The Tai'an Pumped Storage Power Station is a 1,000 MW pumped-storage hydroelectric power station located in the city of Tai'an in Shandong Province, China. Construction on the project began in February 2000 and the upper reservoir began to fill in May 2005. The four generators were commissioned between December 2005 and August 2007. The power station operates by shifting water between an upper and lower reservoir to generate electricity. The lower reservoir, Dahe Reservoir, was originally built in 1960 but repaired extensively for the project. The Tai'an Upper Reservoir is located in a valley above the east side of the lower reservoir. During periods of low energy demand, such as at night, water is pumped from Tai'an Lower Reservoir up to the upper reservoir. When energy demand is high, the water is released back down to the lower reservoir but the pump turbines that pumped the water up now reverse mode and serve as generators to produce electricity. The process is repeated as necessary and the plant serves as a peaking power plant. It is operated by State Grid Xinyuan Co.

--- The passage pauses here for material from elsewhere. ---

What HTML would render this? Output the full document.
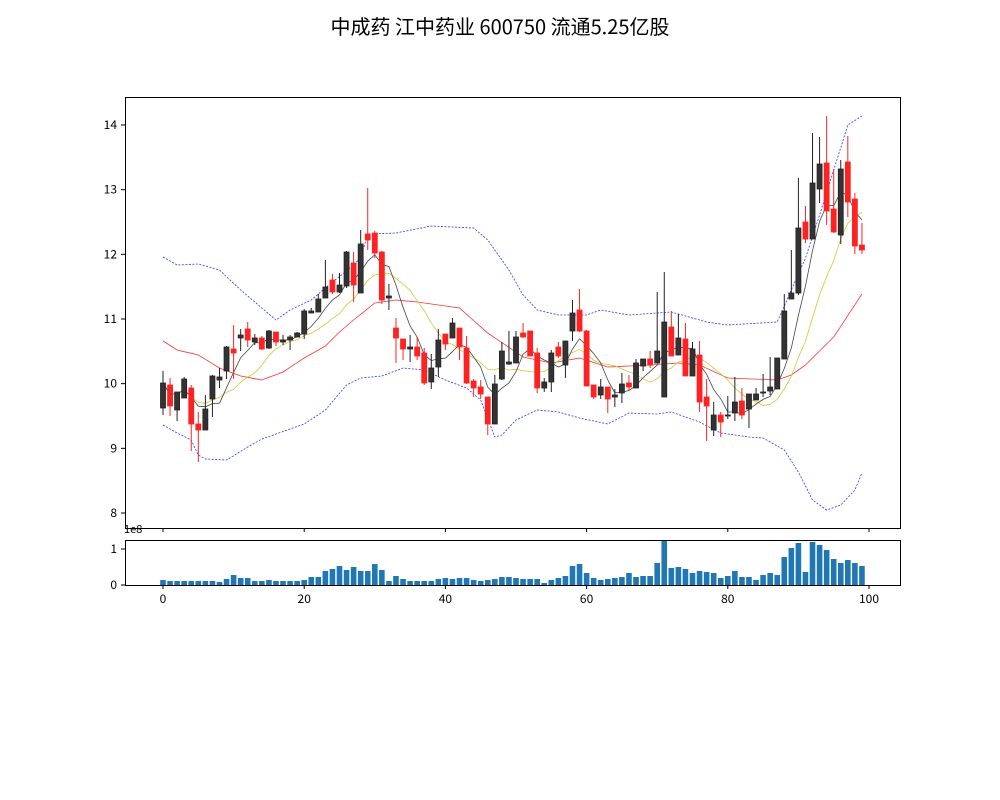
<!DOCTYPE html>
<html><head><meta charset="utf-8"><style>
body{margin:0;background:#fff;width:1000px;height:800px;overflow:hidden}
svg{display:block}
text{font-family:"WenQuanYi Zen Hei","Noto Sans CJK SC",sans-serif;font-size:12px;fill:#000}
</style></head><body>
<svg id="s" width="1000" height="800" xmlns="http://www.w3.org/2000/svg">
<text x="500" y="34" text-anchor="middle" style="font-size:20px">中成药 江中药业 600750 流通5.25亿股</text>
<g id="g"></g>
<rect x="125.5" y="97.5" width="775" height="431" fill="none" stroke="#000"/>
<rect x="125.5" y="540.5" width="775" height="45" fill="none" stroke="#000"/>
<text x="124" y="533" style="font-size:11px">1e8</text>
</svg>
<script>
const C=[[383,408,371,415,'b'],[385,406,378,416,'r'],[392,410,392,421,'b'],[379,398,377,398,'b'],[388,424,385,451,'r'],[424,430,412,462,'r'],[409,430,395,430,'b'],[376,399,375,417,'b'],[377,380,368,388,'b'],[347,371,346,379,'b'],
[349,353,325,379,'r'],[335,338,329,351,'b'],[329,340,322,347,'r'],[338,342,334,345,'b'],[338,349,336,350,'r'],[331,348,330,349,'b'],[332,342,332,346,'r'],[340,342,335,345,'b'],[337,340,335,350,'b'],[333,337,332,337,'b'],
[311,334,309,339,'b'],[311,313,308,313,'b'],[299,312,294,312,'b'],[287,298,260,298,'b'],[280,292,274,294,'r'],[285,292,273,293,'b'],[252,286,251,288,'b'],[263,285,252,302,'r'],[244,293,230,293,'b'],[234,240,188,250,'r'],
[233,253,231,258,'r'],[252,300,251,304,'r'],[296,298,284,310,'b'],[328,338,318,363,'r'],[339,349,339,360,'r'],[347,349,335,362,'b'],[347,356,337,360,'r'],[353,383,348,385,'r'],[368,382,354,389,'b'],[340,367,329,377,'b'],
[334,344,334,350,'r'],[323,338,318,338,'b'],[328,347,328,360,'r'],[348,383,336,384,'r'],[381,388,379,397,'r'],[387,394,380,399,'r'],[397,424,397,435,'r'],[384,424,375,424,'b'],[351,379,342,380,'b'],[362,364,331,365,'b'],
[337,363,331,363,'b'],[333,337,323,338,'r'],[331,356,331,356,'r'],[353,388,348,393,'r'],[382,388,378,392,'b'],[353,382,350,392,'b'],[347,356,342,358,'r'],[341,365,341,378,'b'],[313,331,300,341,'b'],[310,331,289,332,'r'],
[331,386,330,386,'r'],[385,397,385,399,'r'],[387,395,379,399,'b'],[387,399,387,413,'r'],[395,397,389,407,'b'],[384,393,373,403,'b'],[383,387,375,391,'r'],[363,388,359,388,'b'],[359,366,359,371,'b'],[359,365,351,368,'r'],
[351,363,292,363,'b'],[322,397,272,397,'b'],[327,356,311,356,'r'],[338,355,314,355,'b'],[339,376,323,376,'r'],[349,376,342,376,'b'],[355,402,341,412,'r'],[397,406,379,441,'r'],[415,430,402,436,'b'],[415,422,412,437,'r'],
[415,416,396,419,'b'],[402,413,377,421,'b'],[401,415,388,419,'r'],[394,409,394,428,'b'],[394,400,388,400,'b'],[392,393,374,397,'b'],[387,391,357,395,'b'],[358,389,358,389,'b'],[311,359,294,359,'b'],[293,299,250,299,'b'],
[228,293,178,295,'b'],[222,239,206,243,'r'],[183,239,133,239,'b'],[164,189,137,203,'b'],[163,211,116,225,'r'],[209,232,169,233,'r'],[169,235,160,244,'b'],[162,202,136,217,'r'],[199,246,193,254,'r'],[245,250,223,254,'r']];
const V=[580,581,581,581,581,581,581,581,582,579,575,578,578,581,581,580,581,581,581,581,580,577,577,571,569,566,570,567,571,571,564,570,581,576,579,581,581,581,581,579,578,579,578,578,580,581,580,579,577,577,578,579,579,579,583,580,578,576,566,564,573,578,580,579,578,577,573,577,576,576,563,541,568,567,569,573,571,572,573,578,576,571,577,577,580,575,573,575,557,548,543,572,542,545,550,559,563,560,563,566];
const X=i=>163+7.06*i;
function interp(pts){const o=[];for(let i=0;i<100;i++){let k=0;while(k<pts.length-2&&pts[k+1][0]<i)k++;const [a,ya]=pts[k],[b,yb]=pts[k+1];o.push(ya+(yb-ya)*(i-a)/(b-a));}return o;}
function path(ys){return ys.map((y,i)=>(i?'L':'M')+X(i).toFixed(1)+' '+y.toFixed(1)).join('');}
let h='';
const up=interp([[0,257],[2,265],[5,264],[8,270],[11,290],[14,308],[16,320],[18,310],[21,300],[24,282],[26,271],[28,258],[29,234],[33,233],[38,226],[44,228],[46,240],[49,270],[51,295],[53,310],[56,315],[60,315],[62,310],[66,315],[72,312],[77,322],[80,325],[87,322],[89,290],[91,258],[93,215],[95,170],[97,125],[99,116]]);
const lo=interp([[0,425],[2,433],[4,440],[5,455],[6,459],[9,460],[12,447],[14,439],[18,429],[20,424],[23,410],[26,385],[28,378],[31,376],[34,368],[37,370],[40,380],[43,388],[45,400],[47,437],[48,435],[50,420],[53,410],[56,412],[59,418],[63,424],[66,413],[70,414],[72,412],[76,422],[79,433],[83,437],[85,438],[88,450],[90,472],[92,500],[94,510],[96,505],[98,490],[99,473]]);
const m20=interp([[0,341],[2,350],[5,355],[8,368],[11,376],[14,380],[17,372],[20,358],[23,346],[25,332],[27,320],[30,303],[33,300],[36,302],[42,308],[46,333],[51,357],[55,363],[59,358],[63,367],[69,365],[73,363],[76,365],[80,378],[87,380],[89,375],[91,365],[95,337],[99,294]]);
const cl=C.map(c=>c[4]=='b'?c[0]:c[1]);
function ma(n){return cl.map((_,i)=>{const s=cl.slice(Math.max(0,i-n+1),i+1);return s.reduce((a,b)=>a+b,0)/s.length;});}
h+=`<path d="${path(up)}" fill="none" stroke="#33f" stroke-width="0.8" stroke-dasharray="2,1.5"/>`;
h+=`<path d="${path(lo)}" fill="none" stroke="#33f" stroke-width="0.8" stroke-dasharray="2,1.5"/>`;
h+=`<path d="${path(m20)}" fill="none" stroke="#f33" stroke-width="0.8"/>`;
h+=`<path d="${path(ma(10))}" fill="none" stroke="#cc3" stroke-width="0.8"/>`;
h+=`<path d="${path(ma(5))}" fill="none" stroke="#444" stroke-width="0.8"/>`;
C.forEach((c,i)=>{const x=X(i),col=c[4]=='b'?'#222':'#f22';
h+=`<line x1="${x}" x2="${x}" y1="${c[2]}" y2="${c[3]}" stroke="${col}" stroke-width="1"/>`;
h+=`<rect x="${x-2.5}" y="${c[0]}" width="5" height="${Math.max(1,c[1]-c[0])}" fill="${c[4]=='b'?'#333':'#f22'}" stroke="${col}" stroke-width="0.8"/>`;});
V.forEach((v,i)=>{h+=`<rect x="${X(i)-2.8}" y="${v}" width="5.6" height="${585-v}" fill="#1f77b4"/>`;});
for(let v=8;v<=14;v++){const y=513-(v-8)*64.67;h+=`<line x1="121" x2="125" y1="${y}" y2="${y}" stroke="#000"/><text x="117" y="${y+4}" text-anchor="end">${v}</text>`;}
[[0,585],[1,549]].forEach(([v,y])=>{h+=`<line x1="121" x2="125" y1="${y}" y2="${y}" stroke="#000"/><text x="117" y="${y+4}" text-anchor="end">${v}</text>`;});
for(let t=0;t<=100;t+=20){const x=X(t);h+=`<line x1="${x}" x2="${x}" y1="528" y2="532" stroke="#000"/><line x1="${x}" x2="${x}" y1="585" y2="589" stroke="#000"/><text x="${x}" y="603" text-anchor="middle">${t}</text>`;}
document.getElementById('g').innerHTML=h;
</script>
</body></html>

The lower reservoir is created by a 22 m tall and 773 m long earth-fill dam on the Pan Wen River, known as Dahe Reservoir which was first constructed in 1950s or 1960s. It can withhold up to 22347000 m3 of water. The upper reservoir is created by a 99.8 m tall and 413.8 m long concrete-face rock-fill dam. It can withhold up to 10430900 m3 of water, of which 8900000 m3 can be used for power production. Water from the upper reservoir is sent to the 1,000 MW underground power station down near the lower reservoir through two 569.15–577.10 m long headrace/penstock pipes. The drop in elevation between the upper and lower reservoir affords a hydraulic head (water drop) of 248 m.